Indian food might just be in that category. Had it for dinner tonight with my grandmother in Queens (conveniently located down Union Turnpike from my gym). For starters, we shared a Masala Dosa (thin crepe with potatoes/onions/peas/nuts). Then a goat mixed with spinach and some herbs plus a Shahjahani Biryani (saffron rice dish of chicken, shrimp, and lamb mixed together with a few vegetables). Delicious (and plenty to bring home for leftovers). Plus, the side sauces were flavorful and none of the food was too spicy. We asked for everything to come mild, but even that is probably spicier than what you could get at lots of other restaurants. Dessert was a little unconventional, two balls of cottage cheese in condensed milk (and flavored with rose water). That might have been the weak link in the meal, but still worth trying.

All in all, an excellent meal. I will have to go again sometime down the road. Coincidentally, I saw Slumdog Millionaire the previous night in NYC, which was enjoyable and fully deserves the accolades it has received.

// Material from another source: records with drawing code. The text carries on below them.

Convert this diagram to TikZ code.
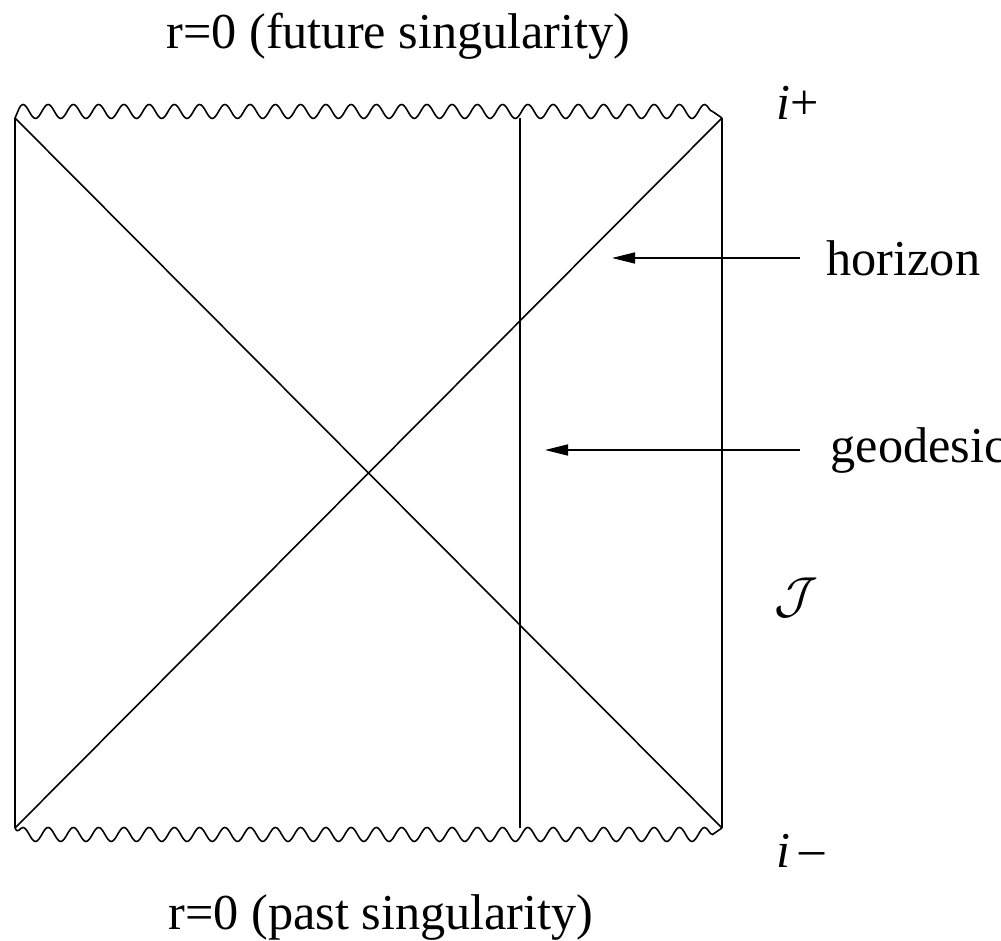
\documentclass[tikz,border=0pt]{standalone}
\usepackage{fontspec}
\setmainfont{Liberation Serif}
\usepackage{tikz}
\usetikzlibrary{positioning,arrows.meta,decorations.pathmorphing}

\begin{document}
\begin{tikzpicture}[
  font=\fontsize{14.3}{17}\selectfont,
  >={Triangle[length=0.23cm,width=0.11cm]},
  edge/.style={line width=0.45pt},
  sing/.style={line width=0.45pt, decorate, decoration={snake, amplitude=0.07cm, segment length=0.2525cm}},
  lbl/.style={inner sep=0pt, anchor=west},
  ptr/.style={->, line width=0.45pt},
]
\useasboundingbox (0,0) rectangle (10.01,9.41);

% Corners of the diagram
\coordinate (bl) at (0.15,1.13);
\coordinate (br) at (7.22,1.13);
\coordinate (tl) at (0.15,8.23);
\coordinate (tr) at (7.22,8.23);

% Sides and horizons
\draw[edge] (bl) -- (tl);
\draw[edge] (br) -- (tr);
\draw[edge] (bl) -- (tr);
\draw[edge] (tl) -- (br);

% Singularities
\draw[sing, decoration={raise=0.065cm}] (tl) -- (tr);
\draw[sing, decoration={raise=-0.065cm}] (bl) -- (br);

% Geodesic
\coordinate (gtop) at (5.20,8.23);
\coordinate (gbot) at (5.20,1.13);
\draw[edge] (gbot) -- (gtop);

% Labels
\node (fut) at (3.985,9.05) {r=0 (future singularity)};
\node (past) at (3.81,0.24) {r=0 (past singularity)};
\node[lbl] (iplus) at (7.76,8.38) {\textit{i}+};
\node[lbl] (iminus) at (7.76,0.90) {\textit{i}\,\raisebox{0.1ex}{--}};
\node[lbl] (scri) at (7.74,3.43) {$\mathcal{J}$};
\node[lbl] (horizon) at (8.26,6.83) {horizon};
\node[lbl] (geodesic) at (8.30,4.91) {geodesic};

% Pointers
\coordinate (hz) at (6.12,6.83);
\coordinate (gd) at (5.45,4.91);
\draw[ptr] ([xshift=-0.26cm]horizon.west) -- (hz);
\draw[ptr] ([xshift=-0.30cm]geodesic.west) -- (gd);

\end{tikzpicture}
\end{document}
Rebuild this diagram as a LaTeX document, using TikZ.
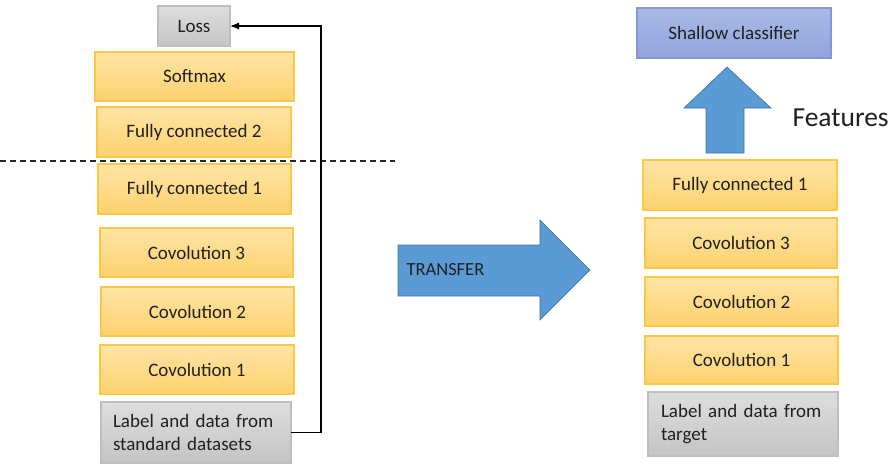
\documentclass[tikz,border=0pt]{standalone}
\usepackage{fontspec}
\setmainfont{Carlito}
\usetikzlibrary{arrows.meta}
\definecolor{txt}{RGB}{32,32,32}
\definecolor{orTop}{RGB}{255,228,165}
\definecolor{orBot}{RGB}{253,210,110}
\definecolor{orLine}{RGB}{250,200,70}
\definecolor{gyTop}{RGB}{222,222,222}
\definecolor{gyBot}{RGB}{196,196,196}
\definecolor{gyLine}{RGB}{190,190,190}
\definecolor{blTop}{RGB}{170,186,230}
\definecolor{blBot}{RGB}{143,164,220}
\definecolor{blLine}{RGB}{130,152,214}
\definecolor{arFill}{RGB}{91,155,213}
\definecolor{arLine}{RGB}{65,113,156}
\tikzset{
  box/.style={rectangle, inner sep=0pt, outer sep=0pt, line width=1.1pt,
    text=txt, font=\fontsize{19}{23}\selectfont, align=center},
  layer/.style={box, draw=orLine, top color=orTop, bottom color=orBot},
  databox/.style={box, draw=gyLine, top color=gyTop, bottom color=gyBot, align=left},
  clsbox/.style={box, draw=blLine, top color=blTop, bottom color=blBot},
  bigarrow/.style={fill=arFill, draw=arLine, line width=0.6pt, line join=miter},
  feedback/.style={draw=black, line width=1.2pt, -{Latex[length=9pt,width=7pt]}},
  cutline/.style={draw=black!85, line width=1.3pt, dash pattern=on 6pt off 4pt}
}
\begin{document}
\begin{tikzpicture}[x=1pt,y=-1pt]
\useasboundingbox (0,0) rectangle (894,466);

% source network (left)
\node[databox, align=center, minimum width=72pt, minimum height=40pt] (loss) at (194,26) {Loss};
\node[layer, minimum width=199pt, minimum height=49pt] (sm)  at (194.5,76.5)  {Softmax};
\node[layer, minimum width=194pt, minimum height=50pt] (fc2) at (194,132)  {Fully connected 2};
\node[layer, minimum width=193pt, minimum height=50pt] (fc1) at (194.5,189) {Fully connected 1};
\node[layer, minimum width=193pt, minimum height=49pt] (c3)  at (196.5,252.5) {Covolution 3};
\node[layer, minimum width=193pt, minimum height=49pt] (c2)  at (197.5,311.5) {Covolution 2};
\node[layer, minimum width=194pt, minimum height=49pt] (c1)  at (197,369.5) {Covolution 1};
\node[databox, minimum width=190pt, minimum height=61pt, text width=166pt] (src) at (196,432.5)
  {Label and data from\\standard datasets};

% cut between frozen and retrained layers
\coordinate (cutL) at (0,161);
\coordinate (cutR) at (395,161);
\draw[cutline] (cutL) -- (cutR);

% loss feedback
\draw[feedback] (src.east) -- ++(30,0) |- (loss.east);

% transfer arrow
\draw[bigarrow] (398,245) -- (540,245) -- (540,220) -- (590,270) -- (540,320)
  -- (540,296) -- (398,296) -- cycle;
\node[anchor=west, text=txt, font=\fontsize{18.5}{22}\selectfont] (tr) at (403,270) {TRANSFER};

% target network (right)
\node[clsbox, minimum width=194pt, minimum height=50pt] (cls) at (734,33) {Shallow classifier};
\node[layer, minimum width=194pt, minimum height=50pt] (tfc1) at (740,185) {Fully connected 1};
\node[layer, minimum width=192pt, minimum height=50pt] (tc3)  at (741,243) {Covolution 3};
\node[layer, minimum width=193pt, minimum height=49pt] (tc2)  at (741.5,301.5) {Covolution 2};
\node[layer, minimum width=193pt, minimum height=48pt] (tc1)  at (741.5,360) {Covolution 1};
\node[databox, minimum width=190pt, minimum height=64pt, text width=164pt] (tgt) at (743,424)
  {Label and data from\\target};

% features arrow
\draw[bigarrow] (706,153) -- (706,108) -- (684,108) -- (727,67) -- (771,108)
  -- (744,108) -- (744,153) -- cycle;
\node[anchor=west, text=txt, font=\fontsize{27.5}{30}\selectfont] (feat) at (789,118) {Features};
\end{tikzpicture}
\end{document}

The other underrated of the day is Nate Robinson. How he dunks a basketball like he did tonight in the annual Slam Dunk Contest is beyond me and probably everyone else on the planet. I’m not a Knicks fan, but that was impressive. As noted in the link to his bio, we are talking about someone who is not even 5 feet 9 inches but has a vertical leap of about 43 inches. I wonder what Muggsy Bogues might be thinking right now.

I hope everyone had a terrific Valentine’s Day.